While this is a silly literal example, I also think it's a great metaphor for understanding how we approach conversations and relationships in life. To be candid, for probably 11 of the last 12 years of being an adult, I made decisions on who I associated and made friends with based on how well we "clicked", or if there was conversational chemistry, or similar interests. If my wife and I went out with a couple and I thought the husband was unimpressive, not interesting, or just a nerd, I'd tell her afterwards that I didn't want to continue getting together with them. I would label individuals after a one-hour dinner. Selfishly, I would judge them based on how they made me feel. This is where the weird eyeball illustration starts to make sense.
When I saw people, I only saw myself.
I would think, are they interesting to ME? Were they interested in ME? Were they nice to ME? Did they ask ME enough questions? Is this someone that I can be proud to associate with? I justified this type of approach because after all, this is my free time we are talking about and I was always nice, interesting, and interested in other people, or so I thought. My rationale was that there should be reciprocity of these traits to have quality conversations or relationships with people.
For the last 12 months God has been doing a work in my heart regarding how I view others. He has stretched me and taught me so much, mainly in the mistakes I've made in jumping to conclusions. Two specific thoughts have helped me mature in my perspective:
First, just because I think someone else is lacking basic relationship etiquette or competencies in a certain area, does not make it true. That's a tough one to swallow! What if our observations or perceptions about people are wrong? Our judgement is imperfect.
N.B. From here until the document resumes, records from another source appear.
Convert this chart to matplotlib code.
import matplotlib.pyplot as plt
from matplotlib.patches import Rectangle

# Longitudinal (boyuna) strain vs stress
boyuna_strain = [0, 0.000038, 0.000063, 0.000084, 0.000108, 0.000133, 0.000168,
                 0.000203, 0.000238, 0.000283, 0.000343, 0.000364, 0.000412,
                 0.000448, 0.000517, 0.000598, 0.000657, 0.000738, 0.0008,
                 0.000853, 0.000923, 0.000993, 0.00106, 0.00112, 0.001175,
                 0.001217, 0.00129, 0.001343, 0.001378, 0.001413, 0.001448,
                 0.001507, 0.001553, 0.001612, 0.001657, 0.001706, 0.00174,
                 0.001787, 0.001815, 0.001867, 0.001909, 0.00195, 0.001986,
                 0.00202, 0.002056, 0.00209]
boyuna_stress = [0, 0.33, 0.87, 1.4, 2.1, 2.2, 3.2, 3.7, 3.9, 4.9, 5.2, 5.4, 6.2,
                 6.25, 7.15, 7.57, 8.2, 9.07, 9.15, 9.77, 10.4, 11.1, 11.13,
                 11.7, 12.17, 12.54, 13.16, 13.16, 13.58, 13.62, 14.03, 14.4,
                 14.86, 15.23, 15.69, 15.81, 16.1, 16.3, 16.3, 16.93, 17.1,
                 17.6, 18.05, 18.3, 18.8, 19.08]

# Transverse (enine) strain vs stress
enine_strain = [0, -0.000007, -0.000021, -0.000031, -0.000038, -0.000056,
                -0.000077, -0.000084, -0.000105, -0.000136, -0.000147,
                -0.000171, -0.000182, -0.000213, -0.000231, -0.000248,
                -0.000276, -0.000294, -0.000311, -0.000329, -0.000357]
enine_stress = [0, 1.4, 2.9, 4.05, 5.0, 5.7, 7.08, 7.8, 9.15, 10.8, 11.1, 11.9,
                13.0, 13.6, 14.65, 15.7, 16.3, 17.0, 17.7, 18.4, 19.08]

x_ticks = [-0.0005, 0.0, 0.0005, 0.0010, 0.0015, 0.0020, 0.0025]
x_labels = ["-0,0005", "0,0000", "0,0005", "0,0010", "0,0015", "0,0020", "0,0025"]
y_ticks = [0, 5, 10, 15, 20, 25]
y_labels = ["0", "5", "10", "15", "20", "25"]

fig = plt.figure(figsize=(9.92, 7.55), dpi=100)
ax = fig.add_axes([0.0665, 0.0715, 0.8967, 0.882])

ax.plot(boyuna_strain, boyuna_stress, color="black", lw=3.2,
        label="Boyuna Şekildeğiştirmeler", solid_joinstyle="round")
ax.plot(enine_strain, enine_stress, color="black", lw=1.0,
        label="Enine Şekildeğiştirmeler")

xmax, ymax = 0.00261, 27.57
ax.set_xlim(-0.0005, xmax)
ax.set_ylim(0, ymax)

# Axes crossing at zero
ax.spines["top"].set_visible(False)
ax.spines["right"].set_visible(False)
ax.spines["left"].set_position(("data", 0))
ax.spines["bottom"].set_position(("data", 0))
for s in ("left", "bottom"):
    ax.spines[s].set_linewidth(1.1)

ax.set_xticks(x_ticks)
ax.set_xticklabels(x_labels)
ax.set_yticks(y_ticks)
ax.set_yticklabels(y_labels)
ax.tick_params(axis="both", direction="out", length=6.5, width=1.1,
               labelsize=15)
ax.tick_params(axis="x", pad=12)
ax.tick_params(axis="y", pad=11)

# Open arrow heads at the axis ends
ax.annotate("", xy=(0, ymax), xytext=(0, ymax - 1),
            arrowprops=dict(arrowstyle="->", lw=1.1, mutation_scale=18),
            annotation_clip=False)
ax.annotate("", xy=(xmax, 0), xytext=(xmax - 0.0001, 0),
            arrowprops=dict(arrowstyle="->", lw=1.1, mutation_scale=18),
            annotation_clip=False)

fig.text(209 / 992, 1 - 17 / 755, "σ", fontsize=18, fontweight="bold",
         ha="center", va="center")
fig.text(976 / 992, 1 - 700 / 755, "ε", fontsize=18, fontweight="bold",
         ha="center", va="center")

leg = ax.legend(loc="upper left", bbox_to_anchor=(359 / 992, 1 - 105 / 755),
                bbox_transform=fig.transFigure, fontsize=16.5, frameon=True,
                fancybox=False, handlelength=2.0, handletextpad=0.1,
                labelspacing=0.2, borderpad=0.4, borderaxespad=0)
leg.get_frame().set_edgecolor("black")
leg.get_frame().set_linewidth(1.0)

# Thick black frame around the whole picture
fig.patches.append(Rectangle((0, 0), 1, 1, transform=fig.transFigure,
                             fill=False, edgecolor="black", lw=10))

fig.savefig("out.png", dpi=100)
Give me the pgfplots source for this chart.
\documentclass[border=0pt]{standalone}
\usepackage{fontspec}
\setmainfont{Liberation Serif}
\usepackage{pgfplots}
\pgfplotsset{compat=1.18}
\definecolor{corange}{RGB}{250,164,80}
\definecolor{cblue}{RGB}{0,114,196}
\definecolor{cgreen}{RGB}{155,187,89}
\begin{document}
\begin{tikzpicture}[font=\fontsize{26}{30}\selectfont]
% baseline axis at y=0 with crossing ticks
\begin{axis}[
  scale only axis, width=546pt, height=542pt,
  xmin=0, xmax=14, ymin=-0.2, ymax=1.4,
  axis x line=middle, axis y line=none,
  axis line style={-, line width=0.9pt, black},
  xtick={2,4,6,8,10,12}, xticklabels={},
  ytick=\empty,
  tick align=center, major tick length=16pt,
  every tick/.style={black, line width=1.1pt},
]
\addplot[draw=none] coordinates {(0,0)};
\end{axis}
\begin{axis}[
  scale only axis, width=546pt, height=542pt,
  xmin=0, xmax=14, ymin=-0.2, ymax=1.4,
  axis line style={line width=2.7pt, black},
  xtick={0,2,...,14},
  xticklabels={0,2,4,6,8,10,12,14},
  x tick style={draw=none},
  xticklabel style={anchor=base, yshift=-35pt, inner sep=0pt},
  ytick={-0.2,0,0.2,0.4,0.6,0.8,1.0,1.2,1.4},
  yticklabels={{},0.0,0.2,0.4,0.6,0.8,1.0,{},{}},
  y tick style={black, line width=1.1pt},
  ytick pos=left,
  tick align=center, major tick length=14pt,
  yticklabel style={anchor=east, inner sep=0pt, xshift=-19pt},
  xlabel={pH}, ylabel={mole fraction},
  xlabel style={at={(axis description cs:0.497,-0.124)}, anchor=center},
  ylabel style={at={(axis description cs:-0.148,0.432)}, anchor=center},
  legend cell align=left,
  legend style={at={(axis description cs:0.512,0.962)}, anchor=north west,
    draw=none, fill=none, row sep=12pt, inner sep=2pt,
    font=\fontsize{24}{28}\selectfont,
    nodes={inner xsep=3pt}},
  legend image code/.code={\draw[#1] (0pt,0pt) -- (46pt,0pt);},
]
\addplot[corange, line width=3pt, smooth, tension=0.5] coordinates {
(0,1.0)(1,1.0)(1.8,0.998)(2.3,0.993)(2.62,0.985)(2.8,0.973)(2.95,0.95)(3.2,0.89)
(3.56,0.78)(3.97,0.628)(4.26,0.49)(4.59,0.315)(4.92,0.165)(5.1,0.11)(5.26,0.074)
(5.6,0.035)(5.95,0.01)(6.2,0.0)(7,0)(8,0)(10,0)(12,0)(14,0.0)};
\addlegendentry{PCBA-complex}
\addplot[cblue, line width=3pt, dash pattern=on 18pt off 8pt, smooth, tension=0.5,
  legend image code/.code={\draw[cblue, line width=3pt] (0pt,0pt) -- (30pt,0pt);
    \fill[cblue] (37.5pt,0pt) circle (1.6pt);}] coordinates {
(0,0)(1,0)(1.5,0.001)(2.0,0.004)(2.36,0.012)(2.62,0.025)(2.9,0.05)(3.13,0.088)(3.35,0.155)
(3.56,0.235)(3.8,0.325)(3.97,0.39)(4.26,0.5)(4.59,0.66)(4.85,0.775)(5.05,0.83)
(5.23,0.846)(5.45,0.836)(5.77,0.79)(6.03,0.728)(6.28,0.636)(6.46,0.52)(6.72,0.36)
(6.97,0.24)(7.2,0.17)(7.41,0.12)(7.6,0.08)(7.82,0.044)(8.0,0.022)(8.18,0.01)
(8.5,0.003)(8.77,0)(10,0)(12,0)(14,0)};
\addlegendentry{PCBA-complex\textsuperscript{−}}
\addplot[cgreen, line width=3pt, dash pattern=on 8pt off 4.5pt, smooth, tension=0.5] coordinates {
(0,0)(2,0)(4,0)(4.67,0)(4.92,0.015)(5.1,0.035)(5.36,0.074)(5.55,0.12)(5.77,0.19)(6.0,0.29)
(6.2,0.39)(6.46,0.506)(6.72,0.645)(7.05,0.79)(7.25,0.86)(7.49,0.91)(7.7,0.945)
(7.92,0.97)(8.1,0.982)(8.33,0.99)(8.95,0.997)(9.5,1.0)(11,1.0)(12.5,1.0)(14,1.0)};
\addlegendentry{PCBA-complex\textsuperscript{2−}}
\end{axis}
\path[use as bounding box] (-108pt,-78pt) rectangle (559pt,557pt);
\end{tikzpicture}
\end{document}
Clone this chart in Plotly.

Secondly, even if somebody is lacking key interpersonal / relationship-building skills, there is often a deeper reason I believe. If someone is quiet, they may be sad or lonely. If someone is rude, they may have been hurt by others in their life. If someone seems self-focused or uninterested in you, maybe they didn't grow up in a family where thoughtfulness or the Golden Rule was displayed. Perhaps people have stolen and taken from them. If someone does not trust you, maybe they were taken advantage of in their life. Maybe they are insecure or lack confidence, or just do not know what to say in certain instances. If we are honest, all of us are relationally deficient in certain areas, some more than others.
Instead of labeling individuals, I am praying for patience and viewing it as an opportunity to understand them better. Whereas before I would write that person off, I'm now more interested to understand their story, and hopefully their hurts, to understand them better. The more I learn, the more I can help and serve them. I know it sounds weird, but people I would have labeled as boring in the past have become very interesting to me. Trust me, I do not believe I am perfect in this area of relational patience, but I am thankful for the self-awareness God has given me on the topic. In my life, God has already used this new approach as a ministry as relationships were never intended to be about receiving, we are supposed to give and pour into others. We are supposed to love our neighbors as we love ourselves. Reciprocity should not be measured or considered. Ironically, just as scripture promises in Galatians 6:7, the more we invest in others, even those where chemistry or mutual benefit is lacking, the more we will receive in return. Isn't it amazing how when we give up on receiving, we actually receive more? God wants to bless us and give to us, but He wants our motivations to be pure.
When I see you, I want to consider your story, your hurts and your worries. I no longer want to consider myself.